-------- Dataset excerpt --------

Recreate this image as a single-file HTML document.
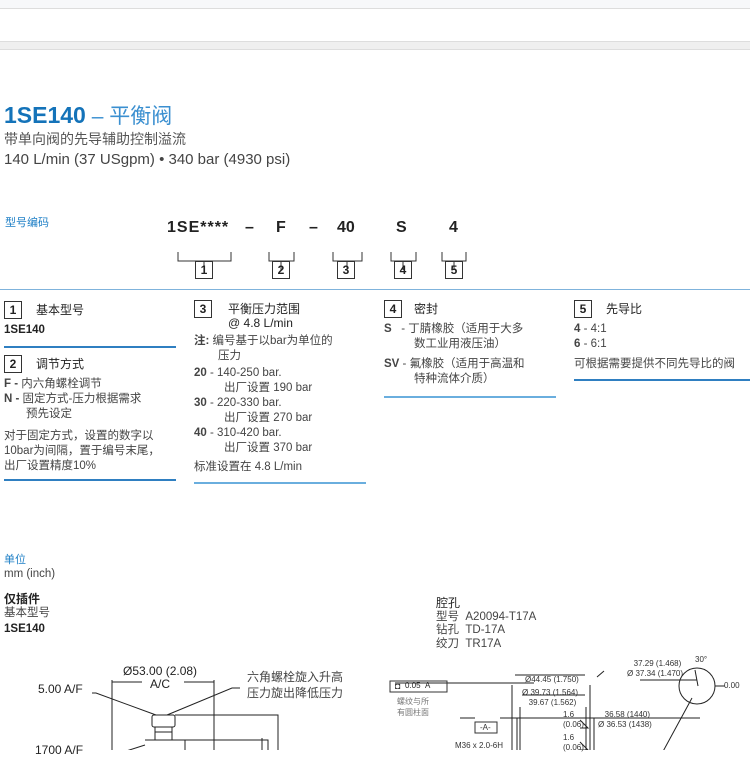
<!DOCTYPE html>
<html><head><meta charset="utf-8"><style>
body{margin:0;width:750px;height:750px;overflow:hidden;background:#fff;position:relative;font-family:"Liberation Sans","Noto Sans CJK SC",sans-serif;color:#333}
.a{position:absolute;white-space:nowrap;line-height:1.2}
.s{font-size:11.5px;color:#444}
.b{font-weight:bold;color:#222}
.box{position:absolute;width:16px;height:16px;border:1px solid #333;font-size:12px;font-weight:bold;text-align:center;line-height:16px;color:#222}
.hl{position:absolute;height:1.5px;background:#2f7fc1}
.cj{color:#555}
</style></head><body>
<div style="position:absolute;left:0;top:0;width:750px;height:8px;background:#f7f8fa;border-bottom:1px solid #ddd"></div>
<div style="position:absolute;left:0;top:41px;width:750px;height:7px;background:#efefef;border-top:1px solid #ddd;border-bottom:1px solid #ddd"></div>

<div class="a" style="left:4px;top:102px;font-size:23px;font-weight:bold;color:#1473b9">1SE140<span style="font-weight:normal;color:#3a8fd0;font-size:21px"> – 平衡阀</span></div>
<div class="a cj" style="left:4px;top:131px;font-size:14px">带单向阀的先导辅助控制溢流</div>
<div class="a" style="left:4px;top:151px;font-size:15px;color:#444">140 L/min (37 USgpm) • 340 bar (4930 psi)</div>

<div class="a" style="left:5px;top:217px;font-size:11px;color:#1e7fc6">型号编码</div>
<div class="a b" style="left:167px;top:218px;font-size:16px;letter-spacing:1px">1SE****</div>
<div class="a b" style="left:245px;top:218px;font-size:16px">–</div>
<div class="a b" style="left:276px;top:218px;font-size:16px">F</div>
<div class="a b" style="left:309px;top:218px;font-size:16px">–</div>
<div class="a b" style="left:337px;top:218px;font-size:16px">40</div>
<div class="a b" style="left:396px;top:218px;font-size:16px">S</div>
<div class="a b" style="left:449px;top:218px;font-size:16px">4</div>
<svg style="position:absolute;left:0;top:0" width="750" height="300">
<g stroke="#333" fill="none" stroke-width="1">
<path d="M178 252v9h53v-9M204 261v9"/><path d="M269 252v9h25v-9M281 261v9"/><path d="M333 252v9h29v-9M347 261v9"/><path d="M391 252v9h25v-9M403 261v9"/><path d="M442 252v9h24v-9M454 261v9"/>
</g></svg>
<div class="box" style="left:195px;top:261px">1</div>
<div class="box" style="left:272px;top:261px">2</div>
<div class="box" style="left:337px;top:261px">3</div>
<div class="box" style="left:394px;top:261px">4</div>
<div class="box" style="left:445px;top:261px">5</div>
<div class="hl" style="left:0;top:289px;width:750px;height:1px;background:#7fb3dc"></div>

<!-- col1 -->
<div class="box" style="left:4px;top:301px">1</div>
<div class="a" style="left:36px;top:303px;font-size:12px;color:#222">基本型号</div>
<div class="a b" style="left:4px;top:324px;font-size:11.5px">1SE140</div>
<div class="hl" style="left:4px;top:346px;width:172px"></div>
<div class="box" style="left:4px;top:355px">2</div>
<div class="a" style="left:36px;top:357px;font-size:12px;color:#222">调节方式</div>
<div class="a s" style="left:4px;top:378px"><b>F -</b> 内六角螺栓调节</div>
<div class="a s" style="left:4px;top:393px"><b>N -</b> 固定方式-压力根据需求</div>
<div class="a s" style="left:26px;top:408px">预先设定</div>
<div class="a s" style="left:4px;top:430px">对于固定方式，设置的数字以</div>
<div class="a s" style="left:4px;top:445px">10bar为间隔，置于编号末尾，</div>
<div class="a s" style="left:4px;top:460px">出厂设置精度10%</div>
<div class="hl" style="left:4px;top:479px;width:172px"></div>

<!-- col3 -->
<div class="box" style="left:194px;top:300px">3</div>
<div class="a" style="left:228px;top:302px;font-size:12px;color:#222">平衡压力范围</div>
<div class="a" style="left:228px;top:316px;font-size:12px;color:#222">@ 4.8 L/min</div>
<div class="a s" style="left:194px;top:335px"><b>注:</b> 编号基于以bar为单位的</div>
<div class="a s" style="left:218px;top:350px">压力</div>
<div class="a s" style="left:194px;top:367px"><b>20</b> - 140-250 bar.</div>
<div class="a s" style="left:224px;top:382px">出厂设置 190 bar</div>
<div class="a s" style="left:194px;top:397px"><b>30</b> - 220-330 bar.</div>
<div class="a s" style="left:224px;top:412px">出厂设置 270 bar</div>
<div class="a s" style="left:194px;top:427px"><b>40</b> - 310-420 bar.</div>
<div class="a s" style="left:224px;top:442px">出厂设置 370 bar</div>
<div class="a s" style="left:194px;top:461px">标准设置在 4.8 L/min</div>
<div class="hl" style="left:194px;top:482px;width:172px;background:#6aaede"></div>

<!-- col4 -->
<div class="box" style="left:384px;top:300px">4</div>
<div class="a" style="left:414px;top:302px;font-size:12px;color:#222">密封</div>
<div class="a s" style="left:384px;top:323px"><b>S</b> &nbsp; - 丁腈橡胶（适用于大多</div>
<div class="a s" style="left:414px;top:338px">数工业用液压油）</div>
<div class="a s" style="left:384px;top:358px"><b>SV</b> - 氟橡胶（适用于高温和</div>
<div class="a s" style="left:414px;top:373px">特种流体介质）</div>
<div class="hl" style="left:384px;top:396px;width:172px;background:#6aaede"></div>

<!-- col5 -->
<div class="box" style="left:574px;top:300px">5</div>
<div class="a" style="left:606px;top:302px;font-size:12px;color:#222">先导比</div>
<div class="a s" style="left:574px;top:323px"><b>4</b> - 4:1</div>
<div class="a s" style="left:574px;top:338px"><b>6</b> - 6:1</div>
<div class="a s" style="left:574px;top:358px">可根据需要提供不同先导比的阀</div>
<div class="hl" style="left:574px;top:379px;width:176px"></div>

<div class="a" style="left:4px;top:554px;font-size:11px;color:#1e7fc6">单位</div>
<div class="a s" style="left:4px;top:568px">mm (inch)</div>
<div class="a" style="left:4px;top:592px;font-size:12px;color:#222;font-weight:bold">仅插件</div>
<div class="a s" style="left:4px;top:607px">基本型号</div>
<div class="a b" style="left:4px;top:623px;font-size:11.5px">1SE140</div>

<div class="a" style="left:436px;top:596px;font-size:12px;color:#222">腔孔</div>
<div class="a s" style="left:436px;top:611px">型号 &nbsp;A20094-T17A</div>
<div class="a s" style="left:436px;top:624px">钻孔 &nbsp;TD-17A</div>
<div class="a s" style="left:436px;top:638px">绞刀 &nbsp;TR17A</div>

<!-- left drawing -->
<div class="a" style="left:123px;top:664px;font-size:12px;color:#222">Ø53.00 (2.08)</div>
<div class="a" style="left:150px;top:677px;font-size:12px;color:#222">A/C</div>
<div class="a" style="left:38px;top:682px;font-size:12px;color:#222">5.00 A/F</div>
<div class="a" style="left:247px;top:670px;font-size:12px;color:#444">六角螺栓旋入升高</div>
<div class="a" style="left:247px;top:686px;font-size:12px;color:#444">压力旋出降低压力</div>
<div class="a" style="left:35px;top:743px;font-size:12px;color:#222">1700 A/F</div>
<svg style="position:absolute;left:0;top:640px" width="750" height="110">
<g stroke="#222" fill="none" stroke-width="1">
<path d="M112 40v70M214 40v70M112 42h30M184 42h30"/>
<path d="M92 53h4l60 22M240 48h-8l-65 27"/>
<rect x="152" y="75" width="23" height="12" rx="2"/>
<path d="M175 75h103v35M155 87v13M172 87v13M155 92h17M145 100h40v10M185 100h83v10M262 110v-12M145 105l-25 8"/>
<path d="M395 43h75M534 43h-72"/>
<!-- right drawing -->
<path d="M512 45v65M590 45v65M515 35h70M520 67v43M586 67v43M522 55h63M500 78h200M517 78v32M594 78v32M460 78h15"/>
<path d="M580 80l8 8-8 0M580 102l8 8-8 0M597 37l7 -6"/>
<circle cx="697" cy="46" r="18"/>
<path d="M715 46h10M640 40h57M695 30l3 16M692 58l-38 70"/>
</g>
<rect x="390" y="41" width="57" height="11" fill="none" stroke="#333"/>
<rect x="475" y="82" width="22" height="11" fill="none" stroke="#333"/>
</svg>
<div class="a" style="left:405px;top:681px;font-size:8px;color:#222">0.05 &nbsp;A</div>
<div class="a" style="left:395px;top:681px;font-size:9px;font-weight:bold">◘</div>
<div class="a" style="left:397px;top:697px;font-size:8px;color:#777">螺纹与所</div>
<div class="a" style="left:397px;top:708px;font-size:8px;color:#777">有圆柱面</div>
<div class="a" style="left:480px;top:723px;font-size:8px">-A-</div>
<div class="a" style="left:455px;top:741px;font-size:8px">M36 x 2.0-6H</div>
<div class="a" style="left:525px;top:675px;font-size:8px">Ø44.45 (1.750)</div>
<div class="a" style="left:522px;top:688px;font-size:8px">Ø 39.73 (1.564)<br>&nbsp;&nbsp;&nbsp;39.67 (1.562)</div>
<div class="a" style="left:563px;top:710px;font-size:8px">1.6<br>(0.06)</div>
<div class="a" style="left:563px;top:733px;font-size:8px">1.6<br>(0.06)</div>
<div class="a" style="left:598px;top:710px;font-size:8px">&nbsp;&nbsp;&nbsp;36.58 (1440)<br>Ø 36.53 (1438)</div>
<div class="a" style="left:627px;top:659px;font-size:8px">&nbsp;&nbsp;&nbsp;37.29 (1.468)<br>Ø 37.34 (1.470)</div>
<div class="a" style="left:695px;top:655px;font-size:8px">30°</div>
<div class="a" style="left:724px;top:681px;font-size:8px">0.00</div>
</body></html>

--------

Task to complete:
Return nothing but the lines running from the start of the data to the line with "bar (4930 psi)</div>", please, both ends included and no pictures.

Final result:
Recreate this image as a single-file HTML document.
<!DOCTYPE html>
<html><head><meta charset="utf-8"><style>
body{margin:0;width:750px;height:750px;overflow:hidden;background:#fff;position:relative;font-family:"Liberation Sans","Noto Sans CJK SC",sans-serif;color:#333}
.a{position:absolute;white-space:nowrap;line-height:1.2}
.s{font-size:11.5px;color:#444}
.b{font-weight:bold;color:#222}
.box{position:absolute;width:16px;height:16px;border:1px solid #333;font-size:12px;font-weight:bold;text-align:center;line-height:16px;color:#222}
.hl{position:absolute;height:1.5px;background:#2f7fc1}
.cj{color:#555}
</style></head><body>
<div style="position:absolute;left:0;top:0;width:750px;height:8px;background:#f7f8fa;border-bottom:1px solid #ddd"></div>
<div style="position:absolute;left:0;top:41px;width:750px;height:7px;background:#efefef;border-top:1px solid #ddd;border-bottom:1px solid #ddd"></div>

<div class="a" style="left:4px;top:102px;font-size:23px;font-weight:bold;color:#1473b9">1SE140<span style="font-weight:normal;color:#3a8fd0;font-size:21px"> – 平衡阀</span></div>
<div class="a cj" style="left:4px;top:131px;font-size:14px">带单向阀的先导辅助控制溢流</div>
<div class="a" style="left:4px;top:151px;font-size:15px;color:#444">140 L/min (37 USgpm) • 340 bar (4930 psi)</div>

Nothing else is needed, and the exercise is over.